### Task to carry out
Your task is to quote the records from their first line through the line containing "var h = 655;", with nothing added or left out.

### Material

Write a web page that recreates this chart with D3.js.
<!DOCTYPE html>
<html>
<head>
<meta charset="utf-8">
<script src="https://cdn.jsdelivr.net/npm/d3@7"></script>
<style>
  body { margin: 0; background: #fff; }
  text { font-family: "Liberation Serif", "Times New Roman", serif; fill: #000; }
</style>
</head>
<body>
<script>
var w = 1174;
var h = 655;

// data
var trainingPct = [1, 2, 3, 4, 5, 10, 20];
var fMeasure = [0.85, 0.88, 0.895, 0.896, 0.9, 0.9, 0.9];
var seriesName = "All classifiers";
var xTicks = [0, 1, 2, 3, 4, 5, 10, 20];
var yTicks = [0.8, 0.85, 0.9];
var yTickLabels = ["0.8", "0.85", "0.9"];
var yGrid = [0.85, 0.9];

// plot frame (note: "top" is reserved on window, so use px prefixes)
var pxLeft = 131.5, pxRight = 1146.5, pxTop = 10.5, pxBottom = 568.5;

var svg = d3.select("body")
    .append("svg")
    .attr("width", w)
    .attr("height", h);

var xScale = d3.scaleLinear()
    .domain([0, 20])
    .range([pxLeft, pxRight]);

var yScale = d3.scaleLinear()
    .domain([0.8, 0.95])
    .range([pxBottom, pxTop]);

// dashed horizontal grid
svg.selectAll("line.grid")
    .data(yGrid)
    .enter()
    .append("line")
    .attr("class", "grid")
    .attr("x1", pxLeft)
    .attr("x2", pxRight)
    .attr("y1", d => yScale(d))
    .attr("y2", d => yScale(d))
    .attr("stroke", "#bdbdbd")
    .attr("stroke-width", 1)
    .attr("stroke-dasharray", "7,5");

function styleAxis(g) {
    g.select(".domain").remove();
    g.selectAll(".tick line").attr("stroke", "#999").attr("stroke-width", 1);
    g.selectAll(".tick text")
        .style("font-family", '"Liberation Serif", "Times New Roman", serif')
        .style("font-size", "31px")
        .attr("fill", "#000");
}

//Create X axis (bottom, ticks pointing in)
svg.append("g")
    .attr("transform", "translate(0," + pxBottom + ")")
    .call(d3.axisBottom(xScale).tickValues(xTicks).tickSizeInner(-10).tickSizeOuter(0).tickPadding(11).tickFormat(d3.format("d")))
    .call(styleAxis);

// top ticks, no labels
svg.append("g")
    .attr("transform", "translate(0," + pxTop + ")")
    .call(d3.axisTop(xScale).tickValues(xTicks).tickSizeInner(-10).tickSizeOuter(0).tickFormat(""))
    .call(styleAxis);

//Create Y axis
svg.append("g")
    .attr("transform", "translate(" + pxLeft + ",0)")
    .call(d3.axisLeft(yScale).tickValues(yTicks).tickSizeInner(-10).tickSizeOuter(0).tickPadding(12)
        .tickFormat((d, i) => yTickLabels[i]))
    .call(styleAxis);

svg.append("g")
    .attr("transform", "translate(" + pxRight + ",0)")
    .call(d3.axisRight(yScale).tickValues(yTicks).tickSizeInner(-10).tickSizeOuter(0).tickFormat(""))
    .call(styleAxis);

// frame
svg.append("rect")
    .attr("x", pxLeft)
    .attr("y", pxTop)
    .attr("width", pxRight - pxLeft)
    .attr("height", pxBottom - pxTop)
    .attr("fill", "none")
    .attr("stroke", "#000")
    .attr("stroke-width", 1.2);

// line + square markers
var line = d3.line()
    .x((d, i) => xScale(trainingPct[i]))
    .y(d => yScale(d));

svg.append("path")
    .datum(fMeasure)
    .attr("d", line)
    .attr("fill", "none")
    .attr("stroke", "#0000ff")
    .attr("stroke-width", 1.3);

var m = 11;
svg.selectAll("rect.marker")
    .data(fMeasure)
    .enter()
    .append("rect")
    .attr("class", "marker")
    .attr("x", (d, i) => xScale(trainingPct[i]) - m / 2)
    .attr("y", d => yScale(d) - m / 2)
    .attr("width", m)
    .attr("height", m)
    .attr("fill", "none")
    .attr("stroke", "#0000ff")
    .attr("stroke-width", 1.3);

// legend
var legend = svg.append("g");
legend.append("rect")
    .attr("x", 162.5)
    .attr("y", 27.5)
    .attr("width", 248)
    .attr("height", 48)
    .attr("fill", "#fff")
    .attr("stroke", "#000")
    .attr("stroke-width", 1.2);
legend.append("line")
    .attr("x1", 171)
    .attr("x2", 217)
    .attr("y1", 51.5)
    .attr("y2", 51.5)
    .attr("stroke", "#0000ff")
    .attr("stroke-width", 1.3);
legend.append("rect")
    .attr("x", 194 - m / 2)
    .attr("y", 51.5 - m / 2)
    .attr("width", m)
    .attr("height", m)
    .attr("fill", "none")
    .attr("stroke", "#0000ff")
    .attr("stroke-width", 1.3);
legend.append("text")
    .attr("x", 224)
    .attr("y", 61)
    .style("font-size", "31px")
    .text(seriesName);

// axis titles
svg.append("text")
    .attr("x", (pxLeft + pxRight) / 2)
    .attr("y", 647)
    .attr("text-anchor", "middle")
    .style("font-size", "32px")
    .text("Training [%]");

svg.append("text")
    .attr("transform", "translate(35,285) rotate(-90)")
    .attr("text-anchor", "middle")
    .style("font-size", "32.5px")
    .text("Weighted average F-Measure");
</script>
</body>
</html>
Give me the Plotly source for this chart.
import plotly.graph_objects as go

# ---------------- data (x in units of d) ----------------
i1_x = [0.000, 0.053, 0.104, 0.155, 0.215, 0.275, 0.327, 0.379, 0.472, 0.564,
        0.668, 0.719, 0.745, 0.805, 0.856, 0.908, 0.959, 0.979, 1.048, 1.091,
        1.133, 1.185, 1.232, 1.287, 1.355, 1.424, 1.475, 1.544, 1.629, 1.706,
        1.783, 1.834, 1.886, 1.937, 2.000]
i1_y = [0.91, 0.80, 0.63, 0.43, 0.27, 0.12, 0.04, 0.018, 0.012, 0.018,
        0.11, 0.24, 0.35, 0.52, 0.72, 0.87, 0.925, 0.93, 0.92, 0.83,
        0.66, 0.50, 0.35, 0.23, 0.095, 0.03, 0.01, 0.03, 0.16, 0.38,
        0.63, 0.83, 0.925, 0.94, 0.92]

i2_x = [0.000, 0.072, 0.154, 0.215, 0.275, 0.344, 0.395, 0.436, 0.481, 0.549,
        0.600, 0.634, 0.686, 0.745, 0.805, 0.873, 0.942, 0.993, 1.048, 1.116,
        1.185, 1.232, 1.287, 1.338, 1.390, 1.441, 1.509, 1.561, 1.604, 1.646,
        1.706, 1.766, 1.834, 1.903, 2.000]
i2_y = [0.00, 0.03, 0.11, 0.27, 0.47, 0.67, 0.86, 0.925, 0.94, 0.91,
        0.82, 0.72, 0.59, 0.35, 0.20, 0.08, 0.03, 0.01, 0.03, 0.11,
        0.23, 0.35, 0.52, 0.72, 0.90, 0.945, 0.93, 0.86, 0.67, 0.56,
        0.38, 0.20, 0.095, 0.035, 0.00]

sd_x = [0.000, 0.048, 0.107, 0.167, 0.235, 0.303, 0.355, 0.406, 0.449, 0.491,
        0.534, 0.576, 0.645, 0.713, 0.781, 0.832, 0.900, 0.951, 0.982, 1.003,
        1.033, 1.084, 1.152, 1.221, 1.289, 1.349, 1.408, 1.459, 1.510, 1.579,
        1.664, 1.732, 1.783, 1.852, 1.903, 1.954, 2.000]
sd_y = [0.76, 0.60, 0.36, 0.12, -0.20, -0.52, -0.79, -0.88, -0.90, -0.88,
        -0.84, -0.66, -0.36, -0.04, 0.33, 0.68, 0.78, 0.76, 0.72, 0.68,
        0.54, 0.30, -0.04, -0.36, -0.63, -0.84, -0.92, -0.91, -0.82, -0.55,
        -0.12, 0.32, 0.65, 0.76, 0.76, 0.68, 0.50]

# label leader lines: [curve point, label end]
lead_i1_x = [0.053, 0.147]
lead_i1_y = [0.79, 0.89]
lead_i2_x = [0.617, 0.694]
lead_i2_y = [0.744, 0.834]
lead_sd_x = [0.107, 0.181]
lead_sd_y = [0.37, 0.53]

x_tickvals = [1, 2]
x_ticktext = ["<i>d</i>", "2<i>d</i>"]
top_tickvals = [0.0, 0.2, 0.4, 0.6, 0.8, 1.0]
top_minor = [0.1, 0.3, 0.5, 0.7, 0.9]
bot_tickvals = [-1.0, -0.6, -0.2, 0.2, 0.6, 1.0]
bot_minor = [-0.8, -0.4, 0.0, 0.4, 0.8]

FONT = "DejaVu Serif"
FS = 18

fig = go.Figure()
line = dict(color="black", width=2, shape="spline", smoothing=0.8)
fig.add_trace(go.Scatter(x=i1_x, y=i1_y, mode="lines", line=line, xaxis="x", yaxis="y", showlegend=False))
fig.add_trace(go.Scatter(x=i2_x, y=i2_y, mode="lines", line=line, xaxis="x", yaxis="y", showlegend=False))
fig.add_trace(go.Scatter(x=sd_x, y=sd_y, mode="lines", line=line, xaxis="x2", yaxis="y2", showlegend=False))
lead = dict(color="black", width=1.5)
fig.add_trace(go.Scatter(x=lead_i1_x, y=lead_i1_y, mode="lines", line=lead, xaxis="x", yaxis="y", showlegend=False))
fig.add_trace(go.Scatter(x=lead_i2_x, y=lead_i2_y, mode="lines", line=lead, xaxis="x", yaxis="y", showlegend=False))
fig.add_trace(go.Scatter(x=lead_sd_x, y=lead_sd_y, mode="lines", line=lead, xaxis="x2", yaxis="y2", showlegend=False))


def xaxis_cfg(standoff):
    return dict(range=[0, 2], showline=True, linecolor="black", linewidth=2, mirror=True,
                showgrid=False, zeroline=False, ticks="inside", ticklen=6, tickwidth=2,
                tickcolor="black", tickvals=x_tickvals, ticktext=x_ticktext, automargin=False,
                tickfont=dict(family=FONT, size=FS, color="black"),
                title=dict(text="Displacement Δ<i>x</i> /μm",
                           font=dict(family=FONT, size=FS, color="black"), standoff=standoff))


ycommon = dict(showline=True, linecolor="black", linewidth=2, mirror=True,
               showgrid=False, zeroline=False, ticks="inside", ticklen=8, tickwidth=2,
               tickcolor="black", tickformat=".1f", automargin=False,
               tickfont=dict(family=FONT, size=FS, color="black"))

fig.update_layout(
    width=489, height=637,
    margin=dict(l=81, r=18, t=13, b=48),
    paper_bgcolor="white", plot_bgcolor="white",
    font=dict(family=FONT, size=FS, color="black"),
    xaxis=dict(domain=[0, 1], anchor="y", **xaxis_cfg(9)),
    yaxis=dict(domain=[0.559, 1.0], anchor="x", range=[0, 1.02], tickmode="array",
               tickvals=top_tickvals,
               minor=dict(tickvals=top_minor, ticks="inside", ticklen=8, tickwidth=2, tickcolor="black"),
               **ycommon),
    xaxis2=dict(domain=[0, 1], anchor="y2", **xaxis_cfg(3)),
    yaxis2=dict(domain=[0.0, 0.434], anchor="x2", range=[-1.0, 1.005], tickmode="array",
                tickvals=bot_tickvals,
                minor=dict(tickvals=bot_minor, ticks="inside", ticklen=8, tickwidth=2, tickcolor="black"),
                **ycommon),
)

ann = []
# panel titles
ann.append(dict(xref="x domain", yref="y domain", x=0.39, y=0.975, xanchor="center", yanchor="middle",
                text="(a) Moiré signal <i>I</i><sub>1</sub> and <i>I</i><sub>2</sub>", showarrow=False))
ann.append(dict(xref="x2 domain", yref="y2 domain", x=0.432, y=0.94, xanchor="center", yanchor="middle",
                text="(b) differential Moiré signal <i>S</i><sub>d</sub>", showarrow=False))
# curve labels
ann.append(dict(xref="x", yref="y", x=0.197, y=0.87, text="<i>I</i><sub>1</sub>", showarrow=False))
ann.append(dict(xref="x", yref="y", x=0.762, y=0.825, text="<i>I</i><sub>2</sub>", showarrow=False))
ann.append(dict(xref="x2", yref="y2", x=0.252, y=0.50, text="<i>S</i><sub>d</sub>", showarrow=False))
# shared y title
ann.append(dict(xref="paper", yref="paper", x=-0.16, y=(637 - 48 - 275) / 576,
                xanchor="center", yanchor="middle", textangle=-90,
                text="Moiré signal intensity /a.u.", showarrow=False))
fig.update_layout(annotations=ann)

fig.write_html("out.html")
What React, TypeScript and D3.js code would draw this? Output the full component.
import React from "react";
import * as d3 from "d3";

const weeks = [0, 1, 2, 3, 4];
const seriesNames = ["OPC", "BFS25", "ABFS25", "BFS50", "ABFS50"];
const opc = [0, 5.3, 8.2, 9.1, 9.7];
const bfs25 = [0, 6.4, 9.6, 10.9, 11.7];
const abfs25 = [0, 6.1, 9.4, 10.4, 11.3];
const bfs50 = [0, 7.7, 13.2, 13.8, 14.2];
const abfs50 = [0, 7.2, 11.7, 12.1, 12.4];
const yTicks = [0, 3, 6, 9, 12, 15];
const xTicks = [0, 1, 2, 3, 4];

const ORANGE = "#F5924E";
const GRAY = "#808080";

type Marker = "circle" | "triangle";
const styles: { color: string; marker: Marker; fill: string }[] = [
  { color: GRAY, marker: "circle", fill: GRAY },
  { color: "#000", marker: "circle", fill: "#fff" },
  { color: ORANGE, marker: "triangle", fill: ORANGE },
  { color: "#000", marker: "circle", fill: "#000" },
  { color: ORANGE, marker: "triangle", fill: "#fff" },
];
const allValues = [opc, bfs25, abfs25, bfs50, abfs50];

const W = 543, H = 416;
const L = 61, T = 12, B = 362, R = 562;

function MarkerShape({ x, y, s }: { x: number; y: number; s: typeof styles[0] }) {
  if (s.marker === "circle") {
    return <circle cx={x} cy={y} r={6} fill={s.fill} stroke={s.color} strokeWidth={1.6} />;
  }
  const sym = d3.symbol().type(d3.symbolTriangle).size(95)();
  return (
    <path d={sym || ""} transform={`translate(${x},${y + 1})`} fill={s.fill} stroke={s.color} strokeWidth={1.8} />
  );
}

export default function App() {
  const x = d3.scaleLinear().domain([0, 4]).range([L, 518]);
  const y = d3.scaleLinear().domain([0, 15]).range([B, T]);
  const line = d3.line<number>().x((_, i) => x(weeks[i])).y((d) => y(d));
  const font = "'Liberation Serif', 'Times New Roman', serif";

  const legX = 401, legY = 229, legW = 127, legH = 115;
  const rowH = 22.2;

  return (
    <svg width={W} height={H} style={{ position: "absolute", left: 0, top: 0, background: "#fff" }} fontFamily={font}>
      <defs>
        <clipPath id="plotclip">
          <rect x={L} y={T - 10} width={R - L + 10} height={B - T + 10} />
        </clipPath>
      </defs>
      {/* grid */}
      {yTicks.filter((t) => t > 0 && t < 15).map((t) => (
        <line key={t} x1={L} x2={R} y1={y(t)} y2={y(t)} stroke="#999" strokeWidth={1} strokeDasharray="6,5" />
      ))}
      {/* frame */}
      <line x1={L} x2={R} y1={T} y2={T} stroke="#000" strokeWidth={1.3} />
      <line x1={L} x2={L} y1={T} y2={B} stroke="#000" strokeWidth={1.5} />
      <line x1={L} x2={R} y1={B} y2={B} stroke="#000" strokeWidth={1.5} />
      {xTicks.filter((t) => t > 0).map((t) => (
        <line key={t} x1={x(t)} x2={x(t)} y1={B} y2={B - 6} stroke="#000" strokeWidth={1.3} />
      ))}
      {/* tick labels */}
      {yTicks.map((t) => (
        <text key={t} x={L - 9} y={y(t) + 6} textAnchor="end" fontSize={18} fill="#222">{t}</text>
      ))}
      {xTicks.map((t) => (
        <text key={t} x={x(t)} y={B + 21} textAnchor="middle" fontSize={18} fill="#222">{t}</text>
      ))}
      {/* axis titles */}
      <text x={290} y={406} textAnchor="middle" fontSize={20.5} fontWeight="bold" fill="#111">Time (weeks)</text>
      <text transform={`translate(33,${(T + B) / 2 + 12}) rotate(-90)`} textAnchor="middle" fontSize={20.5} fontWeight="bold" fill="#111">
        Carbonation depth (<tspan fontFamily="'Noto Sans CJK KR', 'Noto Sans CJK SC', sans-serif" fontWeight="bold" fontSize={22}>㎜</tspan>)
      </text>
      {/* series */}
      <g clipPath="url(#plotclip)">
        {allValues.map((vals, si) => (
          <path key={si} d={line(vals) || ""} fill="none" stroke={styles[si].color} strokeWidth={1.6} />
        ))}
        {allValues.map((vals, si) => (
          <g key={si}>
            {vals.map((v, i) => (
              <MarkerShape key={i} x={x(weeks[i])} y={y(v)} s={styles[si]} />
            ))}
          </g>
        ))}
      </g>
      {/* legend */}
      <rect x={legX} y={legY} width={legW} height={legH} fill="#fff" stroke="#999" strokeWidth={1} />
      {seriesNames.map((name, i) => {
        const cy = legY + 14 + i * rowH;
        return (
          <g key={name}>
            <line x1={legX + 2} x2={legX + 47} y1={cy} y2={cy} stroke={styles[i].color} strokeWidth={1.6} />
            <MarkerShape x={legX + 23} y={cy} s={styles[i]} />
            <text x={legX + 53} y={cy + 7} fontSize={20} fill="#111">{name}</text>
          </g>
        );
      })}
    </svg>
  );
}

### Expected answer
Write a web page that recreates this chart with D3.js.
<!DOCTYPE html>
<html>
<head>
<meta charset="utf-8">
<script src="https://cdn.jsdelivr.net/npm/d3@7"></script>
<style>
  body { margin: 0; background: #fff; }
  text { font-family: "Liberation Serif", "Times New Roman", serif; fill: #000; }
</style>
</head>
<body>
<script>
var w = 1174;
var h = 655;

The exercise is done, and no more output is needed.